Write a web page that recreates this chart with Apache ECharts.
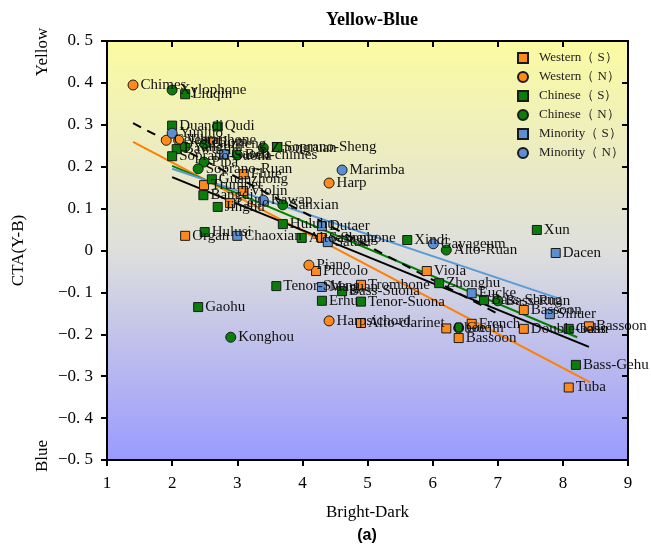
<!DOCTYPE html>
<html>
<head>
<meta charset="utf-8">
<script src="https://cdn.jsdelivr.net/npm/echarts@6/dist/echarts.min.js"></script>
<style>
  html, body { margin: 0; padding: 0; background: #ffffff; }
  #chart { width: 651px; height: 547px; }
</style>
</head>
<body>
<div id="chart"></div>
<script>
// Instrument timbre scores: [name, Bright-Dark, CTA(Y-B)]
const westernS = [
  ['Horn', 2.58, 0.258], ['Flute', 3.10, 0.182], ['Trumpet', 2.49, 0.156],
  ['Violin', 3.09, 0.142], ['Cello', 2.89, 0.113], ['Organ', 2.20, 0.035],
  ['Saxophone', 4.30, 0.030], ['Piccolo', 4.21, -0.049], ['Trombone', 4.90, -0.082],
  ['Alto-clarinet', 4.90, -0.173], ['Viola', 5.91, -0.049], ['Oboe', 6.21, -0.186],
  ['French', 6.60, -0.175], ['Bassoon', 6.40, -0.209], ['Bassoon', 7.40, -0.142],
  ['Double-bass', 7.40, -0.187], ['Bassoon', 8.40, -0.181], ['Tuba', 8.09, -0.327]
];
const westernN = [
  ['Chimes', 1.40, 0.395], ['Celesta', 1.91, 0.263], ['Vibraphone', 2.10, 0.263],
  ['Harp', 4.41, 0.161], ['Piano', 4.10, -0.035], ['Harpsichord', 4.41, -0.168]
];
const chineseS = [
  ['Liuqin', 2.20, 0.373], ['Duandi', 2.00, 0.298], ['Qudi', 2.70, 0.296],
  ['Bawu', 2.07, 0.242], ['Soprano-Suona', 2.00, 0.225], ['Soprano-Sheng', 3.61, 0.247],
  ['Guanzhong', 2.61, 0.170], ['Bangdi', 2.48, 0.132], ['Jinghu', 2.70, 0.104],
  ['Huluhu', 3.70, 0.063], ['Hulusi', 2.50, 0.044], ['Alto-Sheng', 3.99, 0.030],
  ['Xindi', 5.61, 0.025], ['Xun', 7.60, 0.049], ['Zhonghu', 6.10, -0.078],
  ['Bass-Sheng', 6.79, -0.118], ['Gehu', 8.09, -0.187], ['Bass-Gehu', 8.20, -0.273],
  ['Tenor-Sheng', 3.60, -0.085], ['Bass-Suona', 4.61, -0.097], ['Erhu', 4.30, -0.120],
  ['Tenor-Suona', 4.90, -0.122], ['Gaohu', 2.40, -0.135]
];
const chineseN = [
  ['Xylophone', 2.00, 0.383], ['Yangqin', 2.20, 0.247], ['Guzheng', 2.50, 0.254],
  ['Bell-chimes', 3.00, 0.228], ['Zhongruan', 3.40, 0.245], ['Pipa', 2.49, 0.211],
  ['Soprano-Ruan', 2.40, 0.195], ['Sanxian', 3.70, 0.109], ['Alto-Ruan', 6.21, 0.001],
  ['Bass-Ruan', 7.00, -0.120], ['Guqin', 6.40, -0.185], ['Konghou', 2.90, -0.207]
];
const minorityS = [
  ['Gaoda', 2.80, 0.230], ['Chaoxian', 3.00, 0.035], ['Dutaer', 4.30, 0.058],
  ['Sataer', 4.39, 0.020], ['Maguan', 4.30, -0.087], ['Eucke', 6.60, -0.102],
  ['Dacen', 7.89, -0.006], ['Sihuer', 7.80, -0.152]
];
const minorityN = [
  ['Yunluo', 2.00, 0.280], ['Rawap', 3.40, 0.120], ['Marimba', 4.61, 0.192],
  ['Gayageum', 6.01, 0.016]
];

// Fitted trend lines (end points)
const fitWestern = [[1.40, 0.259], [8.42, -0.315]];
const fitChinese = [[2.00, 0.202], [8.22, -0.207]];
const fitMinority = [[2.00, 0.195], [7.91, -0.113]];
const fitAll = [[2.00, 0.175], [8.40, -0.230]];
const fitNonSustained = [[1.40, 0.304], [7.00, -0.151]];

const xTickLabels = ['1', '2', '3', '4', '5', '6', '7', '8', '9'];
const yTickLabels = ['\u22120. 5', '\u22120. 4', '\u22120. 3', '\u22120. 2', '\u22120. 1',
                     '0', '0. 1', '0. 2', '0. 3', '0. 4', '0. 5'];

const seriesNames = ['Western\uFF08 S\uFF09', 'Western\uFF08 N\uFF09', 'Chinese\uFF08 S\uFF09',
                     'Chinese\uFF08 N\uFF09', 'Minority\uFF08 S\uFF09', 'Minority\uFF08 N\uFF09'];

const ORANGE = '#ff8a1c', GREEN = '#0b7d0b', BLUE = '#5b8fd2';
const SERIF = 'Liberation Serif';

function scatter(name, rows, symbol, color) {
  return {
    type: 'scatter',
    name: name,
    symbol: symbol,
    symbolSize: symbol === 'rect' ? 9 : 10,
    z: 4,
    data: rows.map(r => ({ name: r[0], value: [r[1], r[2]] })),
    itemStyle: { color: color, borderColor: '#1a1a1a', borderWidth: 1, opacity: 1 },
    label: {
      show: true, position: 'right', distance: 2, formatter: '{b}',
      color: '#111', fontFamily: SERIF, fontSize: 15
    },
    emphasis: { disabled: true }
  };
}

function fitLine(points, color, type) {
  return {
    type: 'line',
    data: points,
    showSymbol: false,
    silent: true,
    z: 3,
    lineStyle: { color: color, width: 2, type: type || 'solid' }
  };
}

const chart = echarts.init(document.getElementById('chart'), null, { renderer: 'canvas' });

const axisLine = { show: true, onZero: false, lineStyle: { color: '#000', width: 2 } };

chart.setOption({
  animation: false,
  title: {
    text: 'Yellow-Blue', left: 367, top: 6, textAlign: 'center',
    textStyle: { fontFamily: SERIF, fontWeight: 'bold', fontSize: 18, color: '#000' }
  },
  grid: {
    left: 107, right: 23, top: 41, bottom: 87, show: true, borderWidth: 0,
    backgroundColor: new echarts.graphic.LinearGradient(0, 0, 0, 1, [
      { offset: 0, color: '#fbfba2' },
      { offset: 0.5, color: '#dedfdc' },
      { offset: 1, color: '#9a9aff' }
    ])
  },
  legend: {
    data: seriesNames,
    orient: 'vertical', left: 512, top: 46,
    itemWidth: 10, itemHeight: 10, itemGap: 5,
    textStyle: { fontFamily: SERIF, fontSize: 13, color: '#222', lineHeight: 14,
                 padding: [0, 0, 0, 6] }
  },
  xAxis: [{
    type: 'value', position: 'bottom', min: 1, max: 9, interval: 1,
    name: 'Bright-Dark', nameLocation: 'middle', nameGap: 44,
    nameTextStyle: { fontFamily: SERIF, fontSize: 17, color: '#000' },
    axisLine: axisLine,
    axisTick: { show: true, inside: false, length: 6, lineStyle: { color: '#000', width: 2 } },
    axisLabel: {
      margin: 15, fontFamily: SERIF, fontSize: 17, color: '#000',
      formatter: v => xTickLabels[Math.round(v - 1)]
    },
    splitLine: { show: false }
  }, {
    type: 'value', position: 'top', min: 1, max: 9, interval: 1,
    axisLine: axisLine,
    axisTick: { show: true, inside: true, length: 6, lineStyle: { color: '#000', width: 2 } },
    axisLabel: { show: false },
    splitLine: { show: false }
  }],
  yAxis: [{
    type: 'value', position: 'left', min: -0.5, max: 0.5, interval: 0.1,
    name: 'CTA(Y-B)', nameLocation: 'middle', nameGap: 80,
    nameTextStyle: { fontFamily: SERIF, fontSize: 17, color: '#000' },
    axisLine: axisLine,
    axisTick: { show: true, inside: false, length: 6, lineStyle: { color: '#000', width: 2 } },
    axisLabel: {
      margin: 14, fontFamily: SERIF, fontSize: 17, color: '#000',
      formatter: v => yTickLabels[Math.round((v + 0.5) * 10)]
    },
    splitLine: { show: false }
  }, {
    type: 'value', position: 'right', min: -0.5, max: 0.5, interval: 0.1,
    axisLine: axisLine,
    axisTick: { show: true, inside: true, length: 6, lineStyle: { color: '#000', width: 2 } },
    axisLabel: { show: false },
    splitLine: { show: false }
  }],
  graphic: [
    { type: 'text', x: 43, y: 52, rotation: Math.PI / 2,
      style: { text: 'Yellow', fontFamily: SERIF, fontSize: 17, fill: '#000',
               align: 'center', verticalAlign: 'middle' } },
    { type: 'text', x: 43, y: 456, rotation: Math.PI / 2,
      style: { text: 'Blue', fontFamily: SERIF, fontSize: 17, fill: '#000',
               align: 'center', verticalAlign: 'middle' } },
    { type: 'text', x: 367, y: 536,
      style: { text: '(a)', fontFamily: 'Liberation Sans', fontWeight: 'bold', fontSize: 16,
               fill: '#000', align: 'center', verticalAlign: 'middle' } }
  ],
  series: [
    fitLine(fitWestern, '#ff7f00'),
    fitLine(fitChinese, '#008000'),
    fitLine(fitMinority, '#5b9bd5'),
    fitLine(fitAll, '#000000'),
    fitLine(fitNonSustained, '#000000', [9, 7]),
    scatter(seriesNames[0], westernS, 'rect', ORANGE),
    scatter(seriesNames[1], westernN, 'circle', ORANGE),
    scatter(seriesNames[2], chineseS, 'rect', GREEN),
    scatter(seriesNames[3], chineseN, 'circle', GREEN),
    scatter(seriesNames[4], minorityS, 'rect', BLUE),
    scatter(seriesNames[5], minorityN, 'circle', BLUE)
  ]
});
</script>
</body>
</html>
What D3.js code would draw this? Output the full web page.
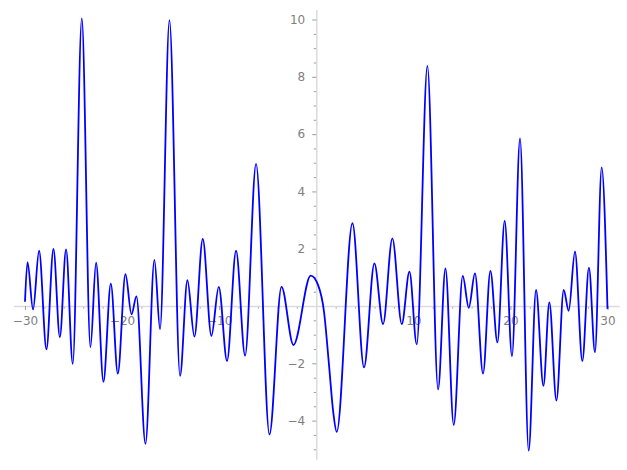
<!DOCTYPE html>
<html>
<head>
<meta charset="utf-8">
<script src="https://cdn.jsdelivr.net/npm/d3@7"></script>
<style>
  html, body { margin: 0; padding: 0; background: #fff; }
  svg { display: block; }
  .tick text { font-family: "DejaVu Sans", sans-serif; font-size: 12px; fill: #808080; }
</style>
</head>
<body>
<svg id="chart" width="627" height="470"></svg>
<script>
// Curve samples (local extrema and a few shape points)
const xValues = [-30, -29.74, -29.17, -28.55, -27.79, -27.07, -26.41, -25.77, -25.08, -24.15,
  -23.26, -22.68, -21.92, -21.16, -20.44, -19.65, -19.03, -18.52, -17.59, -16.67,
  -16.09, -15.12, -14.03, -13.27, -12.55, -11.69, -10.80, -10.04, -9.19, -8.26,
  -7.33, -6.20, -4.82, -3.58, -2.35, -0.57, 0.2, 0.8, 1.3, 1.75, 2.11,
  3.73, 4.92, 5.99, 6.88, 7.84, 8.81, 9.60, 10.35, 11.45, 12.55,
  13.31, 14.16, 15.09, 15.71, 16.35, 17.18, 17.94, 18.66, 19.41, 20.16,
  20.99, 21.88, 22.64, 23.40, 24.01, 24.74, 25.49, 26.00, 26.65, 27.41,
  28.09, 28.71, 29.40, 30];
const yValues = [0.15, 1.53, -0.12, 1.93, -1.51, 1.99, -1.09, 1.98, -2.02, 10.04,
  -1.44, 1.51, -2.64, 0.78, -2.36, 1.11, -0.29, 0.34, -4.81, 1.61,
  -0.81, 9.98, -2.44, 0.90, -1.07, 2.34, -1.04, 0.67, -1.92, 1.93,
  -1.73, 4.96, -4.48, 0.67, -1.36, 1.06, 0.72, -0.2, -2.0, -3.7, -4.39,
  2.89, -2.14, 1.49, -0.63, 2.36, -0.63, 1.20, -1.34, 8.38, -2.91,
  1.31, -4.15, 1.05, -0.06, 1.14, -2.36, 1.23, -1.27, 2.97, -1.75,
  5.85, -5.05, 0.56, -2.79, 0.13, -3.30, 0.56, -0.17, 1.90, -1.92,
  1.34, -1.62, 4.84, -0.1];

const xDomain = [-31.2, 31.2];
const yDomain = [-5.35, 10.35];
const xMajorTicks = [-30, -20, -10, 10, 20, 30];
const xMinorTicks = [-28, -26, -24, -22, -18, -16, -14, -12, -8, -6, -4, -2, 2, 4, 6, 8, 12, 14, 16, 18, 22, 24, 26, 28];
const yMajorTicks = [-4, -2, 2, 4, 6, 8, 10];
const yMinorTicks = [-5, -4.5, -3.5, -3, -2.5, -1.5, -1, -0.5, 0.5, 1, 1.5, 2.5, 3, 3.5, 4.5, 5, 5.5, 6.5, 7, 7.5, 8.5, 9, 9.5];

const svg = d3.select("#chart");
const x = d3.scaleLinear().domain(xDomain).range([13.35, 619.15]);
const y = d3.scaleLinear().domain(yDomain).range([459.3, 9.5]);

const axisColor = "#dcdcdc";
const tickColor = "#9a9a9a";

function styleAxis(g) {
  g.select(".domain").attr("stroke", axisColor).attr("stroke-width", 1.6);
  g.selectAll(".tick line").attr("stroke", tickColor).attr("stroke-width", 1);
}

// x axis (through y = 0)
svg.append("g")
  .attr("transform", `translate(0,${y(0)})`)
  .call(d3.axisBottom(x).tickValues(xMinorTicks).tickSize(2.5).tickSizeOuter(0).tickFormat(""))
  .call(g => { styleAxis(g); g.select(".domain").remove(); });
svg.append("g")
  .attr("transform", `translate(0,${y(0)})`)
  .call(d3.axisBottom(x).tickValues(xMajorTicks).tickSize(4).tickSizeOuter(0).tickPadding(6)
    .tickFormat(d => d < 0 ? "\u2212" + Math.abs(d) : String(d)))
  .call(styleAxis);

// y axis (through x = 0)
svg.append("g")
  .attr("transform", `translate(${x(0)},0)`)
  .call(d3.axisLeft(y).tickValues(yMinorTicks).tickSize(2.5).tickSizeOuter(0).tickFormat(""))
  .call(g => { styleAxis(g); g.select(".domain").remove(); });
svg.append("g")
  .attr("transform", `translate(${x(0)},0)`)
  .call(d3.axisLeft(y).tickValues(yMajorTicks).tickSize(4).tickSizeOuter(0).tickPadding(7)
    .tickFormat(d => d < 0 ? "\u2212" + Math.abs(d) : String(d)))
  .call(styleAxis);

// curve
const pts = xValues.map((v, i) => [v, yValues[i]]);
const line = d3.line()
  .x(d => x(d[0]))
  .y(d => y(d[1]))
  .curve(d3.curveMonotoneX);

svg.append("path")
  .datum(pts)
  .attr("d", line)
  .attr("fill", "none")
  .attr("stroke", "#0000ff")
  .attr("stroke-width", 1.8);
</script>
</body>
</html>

----------

Required work >> Report how many lines in the listing above include the word "page". Give nothing but the number.

Answer to this problem >> 2